─── DATA FOR THE TASK

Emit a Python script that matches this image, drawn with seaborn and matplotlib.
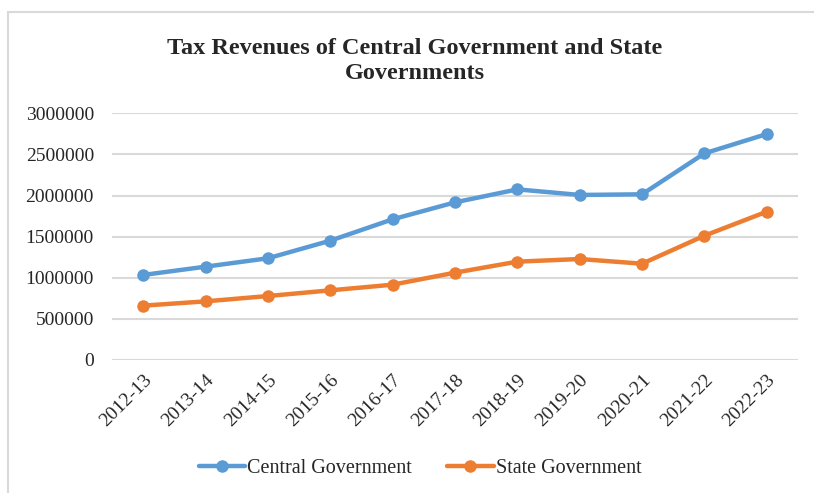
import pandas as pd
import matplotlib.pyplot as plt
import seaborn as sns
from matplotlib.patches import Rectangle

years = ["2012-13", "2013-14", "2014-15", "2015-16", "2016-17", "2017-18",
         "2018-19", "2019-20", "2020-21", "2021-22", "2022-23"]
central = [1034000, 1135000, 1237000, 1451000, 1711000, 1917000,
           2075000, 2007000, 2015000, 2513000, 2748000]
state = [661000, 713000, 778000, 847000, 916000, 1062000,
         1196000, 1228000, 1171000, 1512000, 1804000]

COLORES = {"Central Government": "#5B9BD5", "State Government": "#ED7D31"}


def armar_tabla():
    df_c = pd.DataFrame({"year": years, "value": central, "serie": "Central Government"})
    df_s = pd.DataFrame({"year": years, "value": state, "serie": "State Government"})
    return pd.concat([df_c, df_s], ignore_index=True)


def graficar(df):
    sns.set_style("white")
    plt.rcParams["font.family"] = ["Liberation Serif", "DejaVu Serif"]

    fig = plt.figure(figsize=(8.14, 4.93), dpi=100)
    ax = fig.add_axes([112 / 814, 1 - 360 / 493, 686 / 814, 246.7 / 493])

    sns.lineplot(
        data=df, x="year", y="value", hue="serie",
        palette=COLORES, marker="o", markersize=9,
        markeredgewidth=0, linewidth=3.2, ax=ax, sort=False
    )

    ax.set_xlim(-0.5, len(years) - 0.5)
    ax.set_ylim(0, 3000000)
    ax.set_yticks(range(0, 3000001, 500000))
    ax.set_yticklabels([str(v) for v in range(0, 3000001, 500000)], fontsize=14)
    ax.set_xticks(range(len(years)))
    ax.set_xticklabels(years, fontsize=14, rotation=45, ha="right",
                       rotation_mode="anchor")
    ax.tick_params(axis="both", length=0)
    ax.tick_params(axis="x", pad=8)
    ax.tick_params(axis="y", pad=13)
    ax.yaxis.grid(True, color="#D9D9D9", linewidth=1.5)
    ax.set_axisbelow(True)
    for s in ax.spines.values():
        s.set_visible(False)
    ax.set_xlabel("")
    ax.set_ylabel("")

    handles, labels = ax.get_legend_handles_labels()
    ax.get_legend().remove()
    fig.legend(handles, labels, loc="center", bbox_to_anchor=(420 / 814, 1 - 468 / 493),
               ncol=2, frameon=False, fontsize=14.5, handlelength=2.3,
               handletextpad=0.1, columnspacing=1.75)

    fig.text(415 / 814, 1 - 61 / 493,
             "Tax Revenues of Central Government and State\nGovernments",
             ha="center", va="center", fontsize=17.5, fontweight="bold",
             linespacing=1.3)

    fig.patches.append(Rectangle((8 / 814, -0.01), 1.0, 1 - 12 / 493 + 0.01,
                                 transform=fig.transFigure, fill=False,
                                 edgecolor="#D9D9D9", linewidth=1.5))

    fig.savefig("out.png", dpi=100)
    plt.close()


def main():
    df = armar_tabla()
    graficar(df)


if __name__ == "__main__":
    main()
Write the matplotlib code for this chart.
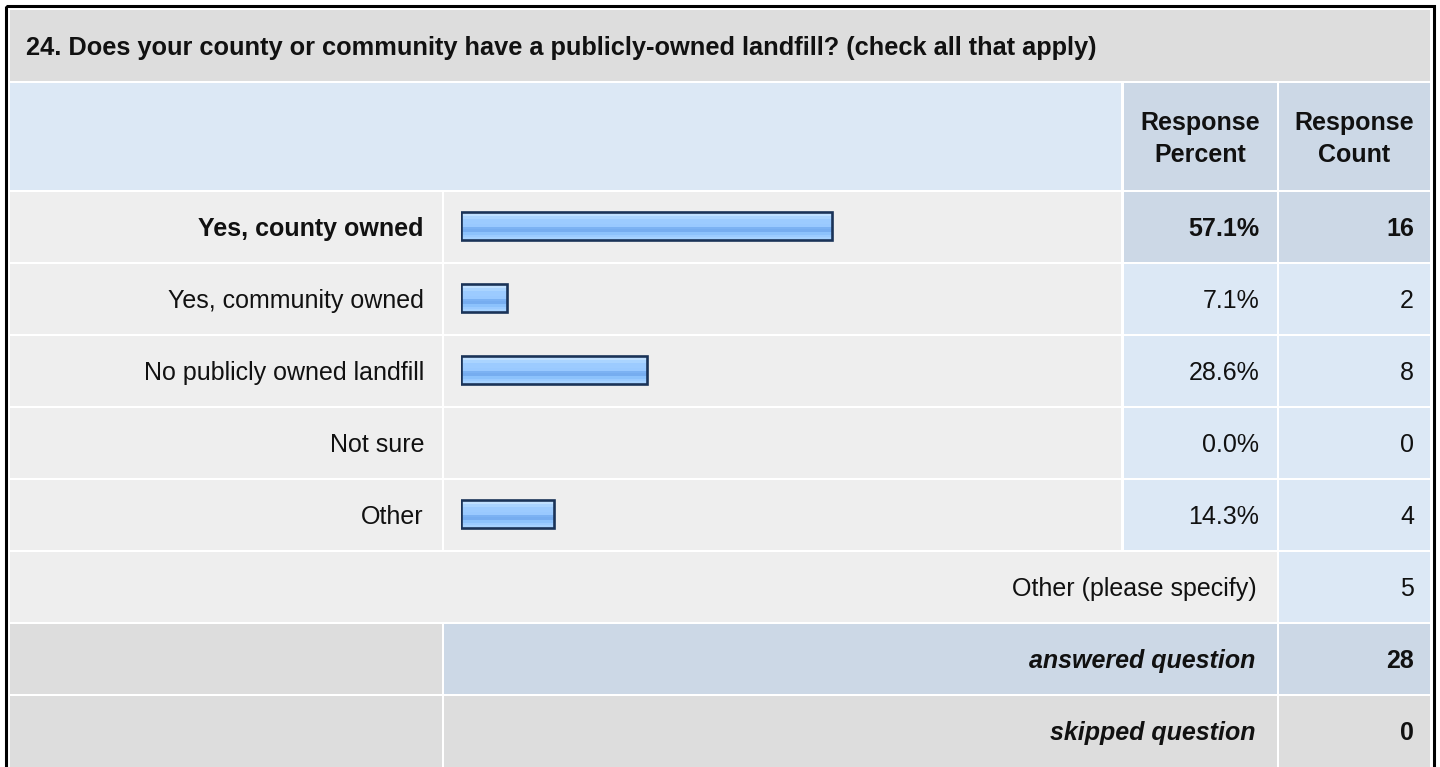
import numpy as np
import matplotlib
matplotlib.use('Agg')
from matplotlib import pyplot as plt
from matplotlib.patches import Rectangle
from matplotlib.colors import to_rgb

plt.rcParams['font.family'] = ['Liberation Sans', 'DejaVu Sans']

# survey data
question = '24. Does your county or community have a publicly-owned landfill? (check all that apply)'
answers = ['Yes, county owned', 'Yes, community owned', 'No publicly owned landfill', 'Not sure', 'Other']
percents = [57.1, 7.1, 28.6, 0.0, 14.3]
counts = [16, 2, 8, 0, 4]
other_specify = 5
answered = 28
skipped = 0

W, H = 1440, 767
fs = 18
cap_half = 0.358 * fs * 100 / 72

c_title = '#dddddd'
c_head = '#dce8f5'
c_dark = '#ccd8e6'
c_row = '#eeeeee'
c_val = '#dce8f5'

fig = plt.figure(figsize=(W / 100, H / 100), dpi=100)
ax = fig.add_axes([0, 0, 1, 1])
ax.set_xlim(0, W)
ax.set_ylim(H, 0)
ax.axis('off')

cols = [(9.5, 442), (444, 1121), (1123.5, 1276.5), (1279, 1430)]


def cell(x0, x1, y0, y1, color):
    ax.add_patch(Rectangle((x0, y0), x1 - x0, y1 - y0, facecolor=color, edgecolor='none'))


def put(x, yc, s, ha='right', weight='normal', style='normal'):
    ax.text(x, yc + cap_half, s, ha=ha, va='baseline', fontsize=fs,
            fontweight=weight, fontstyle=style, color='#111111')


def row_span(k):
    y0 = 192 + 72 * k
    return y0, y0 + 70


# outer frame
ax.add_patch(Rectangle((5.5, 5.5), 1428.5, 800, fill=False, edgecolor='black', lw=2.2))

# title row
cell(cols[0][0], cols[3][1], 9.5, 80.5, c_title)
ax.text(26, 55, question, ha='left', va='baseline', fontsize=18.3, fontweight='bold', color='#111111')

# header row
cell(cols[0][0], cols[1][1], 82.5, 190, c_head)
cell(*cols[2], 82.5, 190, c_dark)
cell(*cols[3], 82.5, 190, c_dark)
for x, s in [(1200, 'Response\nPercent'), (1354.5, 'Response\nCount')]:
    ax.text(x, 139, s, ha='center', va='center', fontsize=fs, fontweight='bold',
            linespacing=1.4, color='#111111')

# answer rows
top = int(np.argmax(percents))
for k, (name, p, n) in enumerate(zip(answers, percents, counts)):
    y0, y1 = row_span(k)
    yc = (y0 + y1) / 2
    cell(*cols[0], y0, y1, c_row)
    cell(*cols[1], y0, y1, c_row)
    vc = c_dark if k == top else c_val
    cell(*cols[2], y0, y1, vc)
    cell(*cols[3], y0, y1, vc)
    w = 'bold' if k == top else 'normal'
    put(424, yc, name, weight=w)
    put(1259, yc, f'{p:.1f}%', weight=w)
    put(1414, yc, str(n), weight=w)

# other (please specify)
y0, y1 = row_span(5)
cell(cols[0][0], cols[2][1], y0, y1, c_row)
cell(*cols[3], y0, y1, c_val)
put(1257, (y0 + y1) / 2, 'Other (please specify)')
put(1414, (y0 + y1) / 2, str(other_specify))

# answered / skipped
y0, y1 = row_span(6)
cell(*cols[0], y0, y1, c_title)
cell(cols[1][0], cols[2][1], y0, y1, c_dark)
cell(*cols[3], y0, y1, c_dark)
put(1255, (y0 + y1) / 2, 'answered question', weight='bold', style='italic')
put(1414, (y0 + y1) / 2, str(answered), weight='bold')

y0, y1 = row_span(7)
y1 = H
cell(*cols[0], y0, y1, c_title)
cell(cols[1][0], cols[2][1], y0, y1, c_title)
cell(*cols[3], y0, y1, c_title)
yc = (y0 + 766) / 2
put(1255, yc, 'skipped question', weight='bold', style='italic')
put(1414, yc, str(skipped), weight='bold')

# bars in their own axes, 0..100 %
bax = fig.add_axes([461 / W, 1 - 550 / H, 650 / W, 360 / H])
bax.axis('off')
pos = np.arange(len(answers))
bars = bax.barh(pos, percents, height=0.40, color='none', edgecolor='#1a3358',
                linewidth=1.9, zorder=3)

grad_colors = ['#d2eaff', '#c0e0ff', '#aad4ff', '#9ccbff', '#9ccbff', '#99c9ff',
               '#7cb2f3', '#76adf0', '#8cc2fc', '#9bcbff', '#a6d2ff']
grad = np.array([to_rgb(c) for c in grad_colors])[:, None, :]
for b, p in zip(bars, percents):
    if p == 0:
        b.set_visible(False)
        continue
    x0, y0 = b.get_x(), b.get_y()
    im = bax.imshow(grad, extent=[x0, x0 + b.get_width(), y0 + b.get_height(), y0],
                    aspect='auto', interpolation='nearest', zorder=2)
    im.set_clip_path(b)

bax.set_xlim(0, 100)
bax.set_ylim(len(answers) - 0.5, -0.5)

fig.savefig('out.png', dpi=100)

──────

- _SHORT PROBLEM_: Word for word, retype the lines in the entries above that run from the one with "Write the matplotlib code for this chart." through the one with "return y0, y0 + 70". Both ends count; pictures do not.

- _EXPECTED ANSWER_:
Write the matplotlib code for this chart.
import numpy as np
import matplotlib
matplotlib.use('Agg')
from matplotlib import pyplot as plt
from matplotlib.patches import Rectangle
from matplotlib.colors import to_rgb

plt.rcParams['font.family'] = ['Liberation Sans', 'DejaVu Sans']

# survey data
question = '24. Does your county or community have a publicly-owned landfill? (check all that apply)'
answers = ['Yes, county owned', 'Yes, community owned', 'No publicly owned landfill', 'Not sure', 'Other']
percents = [57.1, 7.1, 28.6, 0.0, 14.3]
counts = [16, 2, 8, 0, 4]
other_specify = 5
answered = 28
skipped = 0

W, H = 1440, 767
fs = 18
cap_half = 0.358 * fs * 100 / 72

c_title = '#dddddd'
c_head = '#dce8f5'
c_dark = '#ccd8e6'
c_row = '#eeeeee'
c_val = '#dce8f5'

fig = plt.figure(figsize=(W / 100, H / 100), dpi=100)
ax = fig.add_axes([0, 0, 1, 1])
ax.set_xlim(0, W)
ax.set_ylim(H, 0)
ax.axis('off')

cols = [(9.5, 442), (444, 1121), (1123.5, 1276.5), (1279, 1430)]


def cell(x0, x1, y0, y1, color):
    ax.add_patch(Rectangle((x0, y0), x1 - x0, y1 - y0, facecolor=color, edgecolor='none'))


def put(x, yc, s, ha='right', weight='normal', style='normal'):
    ax.text(x, yc + cap_half, s, ha=ha, va='baseline', fontsize=fs,
            fontweight=weight, fontstyle=style, color='#111111')


def row_span(k):
    y0 = 192 + 72 * k
    return y0, y0 + 70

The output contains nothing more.